In Rain Shadow I literally felt like Bethany.  Yes, yes, we often feel for our characters.  Remember my earlier speech - if you aren't connecting to the book/characters, you either don't like it or you are daydreaming...blah blah blah.  This time I really really was immersed into the story.  I was sad, devastated, horrified and mad for Bethany.  I wanted to yell at the characters who mistreated her, dismissed her, blamed her - what right do they have to make her feel that way when she was clearly hurting all on her own?  I can't remember a time recently when I've felt so moved by what was happening to a character.  My character.  Bravo, Valerie Sherrard.  You've done it again.  I've been moved.

I also enjoyed the descriptions that Bethany uses in the beginning and how they take you through the entire book.  I even went back to them when I finished to go over them again.

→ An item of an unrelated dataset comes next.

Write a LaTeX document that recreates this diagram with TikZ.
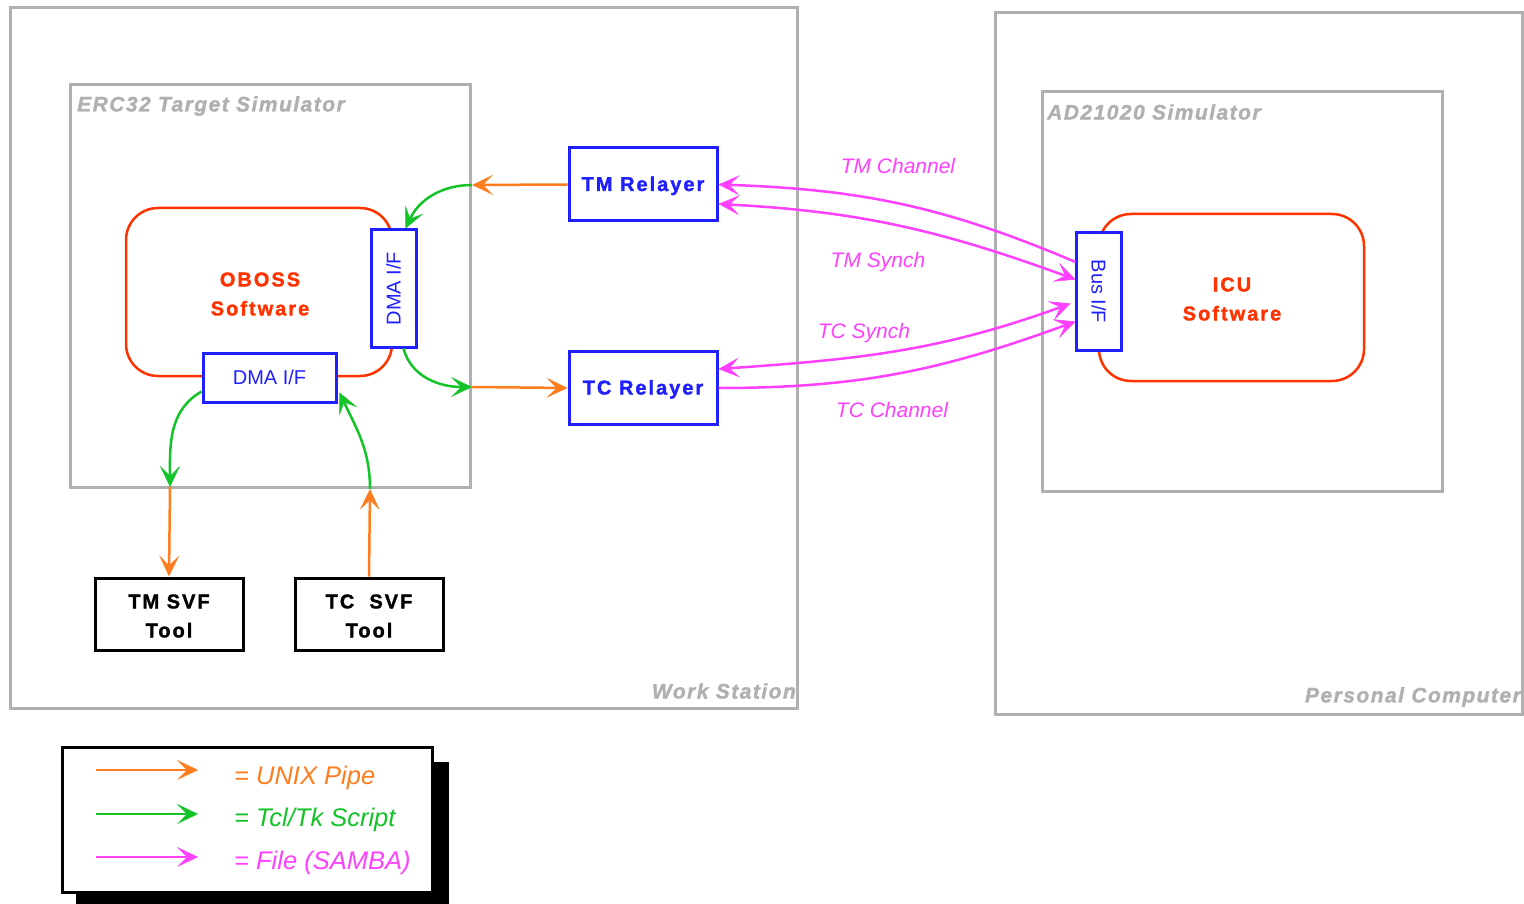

Her sister told her she was a jewel and Bethany was a stone:

                    The truth is, I do not mind the idea of being a stone ...  Jewels are 
                         nice with their colour and shine.  But I think stones are
                         more interesting.  Holding a stone can make you feel peaceful and 
                         calm.  Some stones are mysterious, with lines and drawings in them.
                         It is a mistake to ever think a stone is not worth looking at.

Then her classmate Luke makes reference to a rain shadow:

                        ...the plants that grow on the rain shadow side are actually
                        stronger than the ones that get lots of rain...They have to
                        try harder to make it.  These plants never give up...They're
                        strong and brave, like you.

We all should aspire to be stones and rain shadows.  A great read!